I’ve been cussed out by visitors to my site who think that by publishing weaknesses in the Facebook Platform or exposing seemingly hidden content I’m assisting those who maliciously hack people’s profiles. But much of what I post attempts to raise awareness of potential privacy and security issues before they get exploited by black hats. I can guarantee you I’m not the only one looking for Facebook weaknesses.
And that’s part of what concerns me about boyd’s distinction. The same technology that makes content “public” makes it easy to aggregate and publicize. For example, Pete Warden recently announced that he had built a dataset of 215 million Facebook profiles that he planned to publish for research purposes. Facebook eventually threatened to sue, prompting him to destroy the data, but no technology stands in the way of someone else recreating the dataset for their own purposes. In fact, with Facebook’s auto-connect system and the possibility of lighter rules for data storage, web sites may soon inadvertently recreate the dataset.

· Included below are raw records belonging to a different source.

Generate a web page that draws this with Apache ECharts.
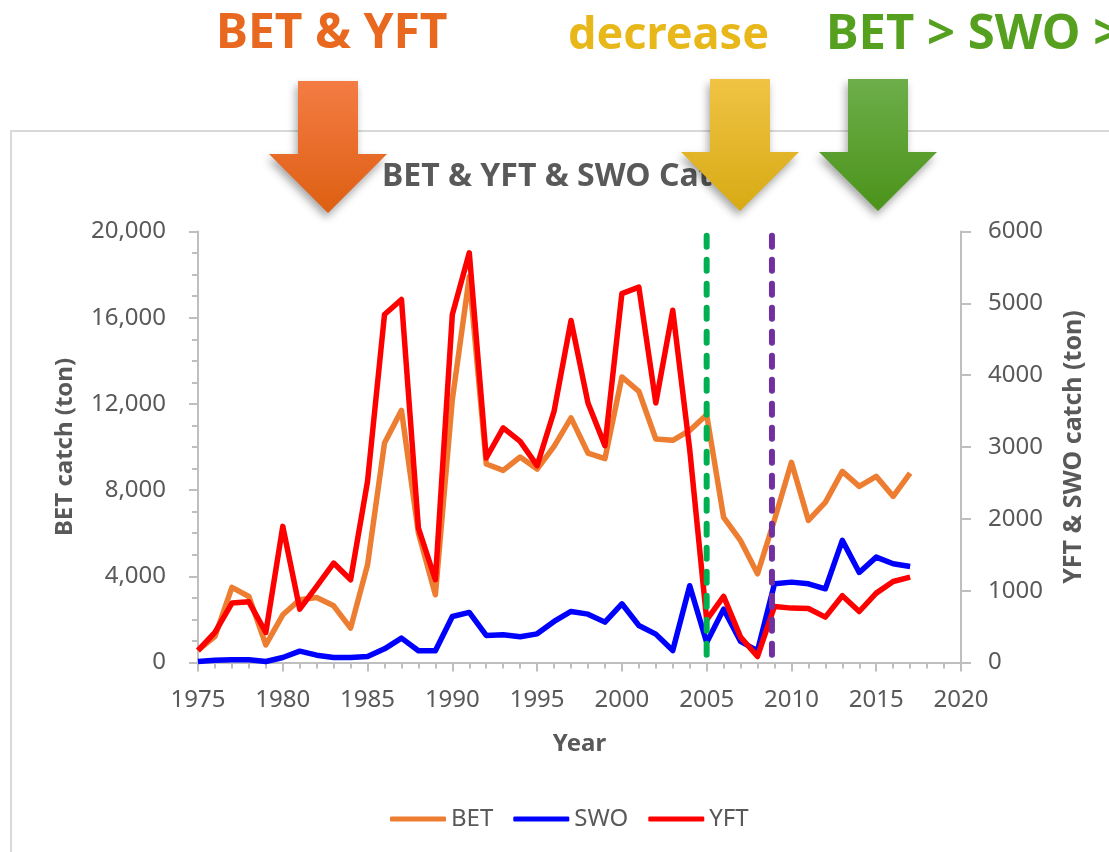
<!DOCTYPE html>
<html>
<head>
<meta charset="utf-8">
<style>
html,body{margin:0;padding:0;background:#fff;overflow:hidden}
#chart{width:1109px;height:852px}
</style>
<script src="https://cdn.jsdelivr.net/npm/echarts@6/dist/echarts.min.js"></script>
</head>
<body>
<div id="chart"></div>
<script>
var years=[1975,1976,1977,1978,1979,1980,1981,1982,1983,1984,1985,1986,1987,1988,1989,1990,1991,1992,1993,1994,1995,1996,1997,1998,1999,2000,2001,2002,2003,2004,2005,2006,2007,2008,2009,2010,2011,2012,2013,2014,2015,2016,2017];
var bet=[557,1207,3483,3065,820,2214,2910,3020,2630,1594,4535,10186,11700,6006,3142,12200,17900,9210,8916,9535,8978,10030,11350,9720,9458,13250,12585,10370,10310,10770,11500,6730,5650,4118,6625,9288,6594,7430,8870,8173,8638,7709,8793];
var swo=[14,32,37,37,14,70,158,102,70,70,84,190,339,163,163,641,697,376,385,358,399,571,711,673,562,817,515,395,167,1068,279,743,293,163,1096,1119,1096,1026,1700,1254,1467,1375,1337];
var yft=[167,418,827,845,418,1895,743,1059,1384,1152,2522,4844,5053,1871,1152,4844,5703,2847,3265,3079,2740,3497,4760,3613,3019,5136,5225,3613,4904,2963,594,920,353,84,780,757,752,632,929,710,966,1128,1189];
var greenLineX=2005;
var purpleLineX=2008.85;
var lineTop=19800;

function pairs(v){
	var out=[];
	for(var i=0;i<years.length;i++){
		out.push([years[i],v[i]]);
	}
	return out;
}
function vline(name,x,color){
	return {
		name:name,type:'line',xAxisIndex:0,yAxisIndex:0,
		data:[[x,lineTop],[x,-50]],
		showSymbol:false,silent:true,z:5,clip:false,
		lineStyle:{color:color,width:6,type:[11,13],cap:'round'}
	};
}
function arrow(cx,top,c1,c2){
	// block arrow pointing down, drawn on top of the chart
	return {
		type:'polygon',z:100,
		shape:{points:[[cx-30,top],[cx+30,top],[cx+30,top+73],[cx+59,top+73],[cx,top+132],[cx-59,top+73],[cx-30,top+73]]},
		style:{
			fill:{type:'linear',x:0,y:0,x2:0,y2:1,colorStops:[{offset:0,color:c1},{offset:1,color:c2}]},
			shadowBlur:8,shadowOffsetX:-2,shadowOffsetY:5,shadowColor:'rgba(0,0,0,0.35)'
		}
	};
}
function head(text,x,y,size,color){
	return {type:'text',z:100,left:x,top:y,style:{text:text,fill:color,font:'bold '+size+'px "Noto Sans"'}};
}

var txt='#595959',axisc='#bfbfbf';
var myChart=echarts.init(document.getElementById('chart'),null,{renderer:'canvas'});
var option={
	animation:false,
	backgroundColor:'#fff',
	textStyle:{fontFamily:'"Noto Sans"'},
	title:{text:'BET & YFT & SWO Catch',left:377,top:156,textStyle:{color:txt,fontSize:32,fontWeight:'bold',fontFamily:'"Noto Sans"'}},
	legend:{
		data:['BET','SWO','YFT'],left:385,top:802,itemWidth:56,itemHeight:5,itemGap:20,icon:'roundRect',
		textStyle:{color:txt,fontSize:24,fontFamily:'"Noto Sans"'}
	},
	grid:{left:198,right:148,top:231.5,bottom:189.5,containLabel:false},
	xAxis:{
		type:'value',min:1975,max:2020,interval:5,
		name:'Year',nameLocation:'middle',nameGap:70,
		nameTextStyle:{color:txt,fontSize:24,fontWeight:'bold'},
		axisLine:{show:true,lineStyle:{color:axisc,width:2},onZero:false},
		axisTick:{show:true,length:9,lineStyle:{color:axisc,width:2}},
		minorTick:{show:true,splitNumber:5,length:6,lineStyle:{color:axisc,width:2}},
		axisLabel:{color:txt,fontSize:24,margin:26,formatter:function(v){return String(v);}},
		splitLine:{show:false},minorSplitLine:{show:false}
	},
	yAxis:[{
		type:'value',min:0,max:20000,interval:4000,position:'left',
		name:'BET catch (ton)',nameLocation:'middle',nameGap:121,
		nameTextStyle:{color:txt,fontSize:24,fontWeight:'bold'},
		axisLine:{show:true,lineStyle:{color:axisc,width:2}},
		axisTick:{show:true,length:9,lineStyle:{color:axisc,width:2}},
		minorTick:{show:true,splitNumber:4,length:6,lineStyle:{color:axisc,width:2}},
		axisLabel:{color:txt,fontSize:24,margin:32,padding:[4,0,0,0],formatter:function(v){return v.toLocaleString('en-US');}},
		splitLine:{show:false}
	},{
		type:'value',min:0,max:6000,interval:1000,position:'right',
		name:'YFT & SWO catch (ton)',nameLocation:'middle',nameGap:100,
		nameTextStyle:{color:txt,fontSize:25,fontWeight:'bold'},
		axisLine:{show:true,lineStyle:{color:axisc,width:2}},
		axisTick:{show:true,length:10,lineStyle:{color:axisc,width:2}},
		axisLabel:{color:txt,fontSize:24,margin:27,padding:[4,0,0,0],formatter:function(v){return String(v);}},
		splitLine:{show:false}
	}],
	series:[
		{name:'BET',type:'line',yAxisIndex:0,data:pairs(bet),showSymbol:false,z:2,lineStyle:{color:'#ed7d31',width:5.5,join:'round'},itemStyle:{color:'#ed7d31'}},
		{name:'SWO',type:'line',yAxisIndex:1,data:pairs(swo),showSymbol:false,z:3,lineStyle:{color:'#0000ff',width:5.5,join:'round'},itemStyle:{color:'#0000ff'}},
		{name:'YFT',type:'line',yAxisIndex:1,data:pairs(yft),showSymbol:false,z:4,lineStyle:{color:'#ff0000',width:5.5,join:'round'},itemStyle:{color:'#ff0000'}},
		vline('Line A',greenLineX,'#00b050'),
		vline('Line B',purpleLineX,'#7030a0')
	],
	graphic:[
		{type:'polyline',z:1,shape:{points:[[11,852],[11,131],[1109,131]]},style:{stroke:'#d9d9d9',lineWidth:2,fill:null}},
		arrow(328,81,'#f47c44','#dd5f12'),
		arrow(740,79,'#f0c344','#d7aa14'),
		arrow(878,79,'#6dae4a','#4b931a'),
		head('BET & YFT',216,10,48,'#e8681f'),
		head('decrease',568,14,45,'#e8b81a'),
		head('BET > SWO >',826,11,49,'#55a01f')
	]
};
myChart.setOption(option);
window.onresize=function(){myChart.resize()};
</script>
</body>
</html>
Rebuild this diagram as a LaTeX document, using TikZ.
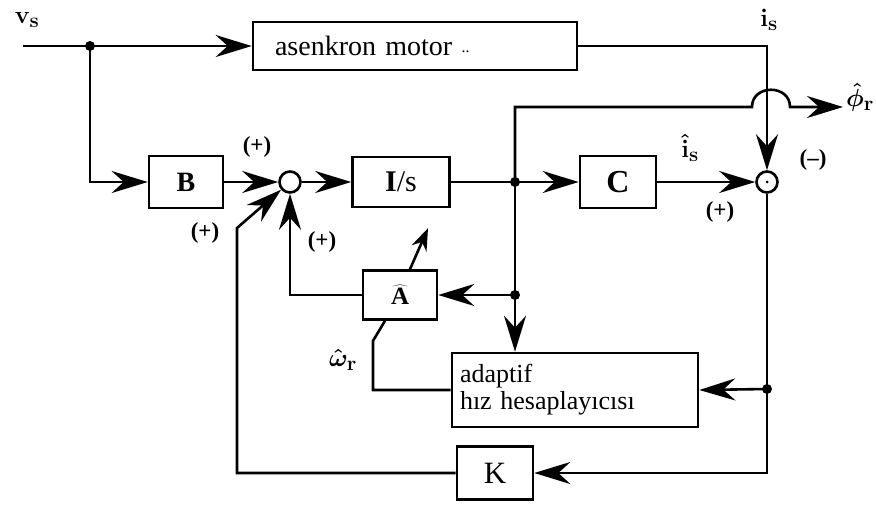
\documentclass[tikz,border=0pt]{standalone}
\usepackage{fontspec}
\setmainfont{Liberation Serif}
\usetikzlibrary{arrows.meta}
\begin{document}
\begin{tikzpicture}[x=1pt, y=-1pt, line width=2.6pt,
  arr/.style={-{Stealth[length=36pt,width=22pt,inset=12pt]}},
  adj/.style={-{Stealth[length=22pt,width=16pt,inset=7pt]}},
  blk/.style={draw, rectangle, inner sep=0pt},
  sumpt/.style={draw, circle, minimum size=21pt, inner sep=0pt},
  sgn/.style={font=\bfseries\fontsize{23}{25}\selectfont},
  lbl/.style={font=\boldmath\fontsize{29}{31}\selectfont}]
\useasboundingbox (0,0) rectangle (876,504);
% blocks
\node[blk, minimum width=324pt, minimum height=48pt, text width=280pt, align=left,
      font=\fontsize{28}{30}\selectfont] (motor) at (415,46)
      {asenkron motor \raisebox{3pt}{\fontsize{16}{16}\selectfont..}};
\node[blk, minimum width=74pt, minimum height=52pt, font=\bfseries\fontsize{28}{30}\selectfont] (B) at (186,182) {B};
\node[sumpt] (s1) at (290,182) {};
\node[blk, minimum width=97pt, minimum height=50pt, font=\fontsize{30}{32}\selectfont] (integ) at (401,182) {\textbf{I}/s};
\node[blk, minimum width=76pt, minimum height=52pt, font=\bfseries\fontsize{32}{34}\selectfont] (C) at (618,182) {C};
\node[sumpt] (s2) at (767,182) {};
\node[blk, minimum width=74pt, minimum height=49pt, font=\fontsize{24.88}{27}\selectfont] (Ahat) at (400,295) {$\widehat{\mathbf{A}}$};
\node[blk, minimum width=246pt, minimum height=74pt, text width=230pt, align=left,
      font=\fontsize{26}{27}\selectfont] (adapt) at (575,390) {adaptif\\hız hesaplayıcısı};
\node[blk, minimum width=76pt, minimum height=53pt, font=\fontsize{31}{33}\selectfont] (K) at (495,473) {K};
% branch points
\coordinate (in) at (23,46);
\coordinate (j1) at (90,46);
\coordinate (j2) at (515,182);
\coordinate (j3) at (515,295);
\coordinate (j4) at (767,389);
\coordinate (fb) at (237,228);
\coordinate (phi) at (843,107);
% signal lines
\draw (in) -- (j1);
\draw[arr] (j1) -- (motor.west);
\draw[arr] (j1) |- (B.west);
\draw[arr] (B) -- (s1);
\draw[arr] (s1) -- (integ);
\draw (integ) -- (j2);
\draw[arr] (j2) -- (C);
\draw[arr] (C) -- (s2);
\draw[arr] (motor.east) -| (s2.north);
\draw[arr] (j2) -- (515,107) -- (752,107) .. controls (752,84) and (790,84) .. (790,107) -- (phi);
\draw (j2) -- (j3);
\draw[arr] (j3) -- (Ahat);
\draw[arr] (j3) -- (adapt.north -| j3);
\draw[arr] (Ahat.west) -| (s1.south);
\draw ([xshift=-15pt]Ahat.south) -- ++(-12,20) |- (adapt.west);
\draw (s2) -- (j4);
\draw[arr] (j4) -- (adapt.east);
\draw[arr] (j4) |- (K.east);
\draw[arr] (K.west) -| (fb) -- (s1);
\draw[adj] ([xshift=10pt]Ahat.north) -- ++(18,-41);
% dots
\fill (j1) circle (5pt);
\fill (j2) circle (5pt);
\fill (j3) circle (5pt);
\fill (j4) circle (5pt);
\fill (s2) circle (1.5pt);
% labels
\node[lbl] (vs) at (27,20) {$\mathbf{v}_{\mathbf{s}}$};
\node[lbl] (is) at (769,20) {$\mathbf{i}_{\mathbf{s}}$};
\node[lbl] (phir) at (860,97) {$\hat{\phi}_{\mathbf{r}}$};
\node[lbl] (ishat) at (690,148) {$\hat{\mathbf{i}}_{\mathbf{s}}$};
\node[lbl] (wr) at (343,360) {$\hat{\omega}_{\mathbf{r}}$};
\node[sgn] (p1) at (257,147) {(+)};
\node[sgn] (p2) at (205,233) {(+)};
\node[sgn] (p3) at (322,242) {(+)};
\node[sgn] (p4) at (720,212) {(+)};
\node[sgn] (m1) at (813,160) {(--)};
\end{tikzpicture}
\end{document}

I honestly don’t think that Facebook is evil or that they care nothing about user privacy. Their new identity layer will likely bring benefits to many users and provide sites with valuable features. But just as Facebook became successful through providing users with a more private experience, the Internet became successful in large part because of its anonymity. While many users are happy with their personal Facebook account being a place “where everyone knows your name,” many users also value the rest of the Internet not knowing if they’re a dog. And as danah boyd put it so well, “No matter how many times a privileged straight white male technology executive pronounces the death of privacy, Privacy Is Not Dead.”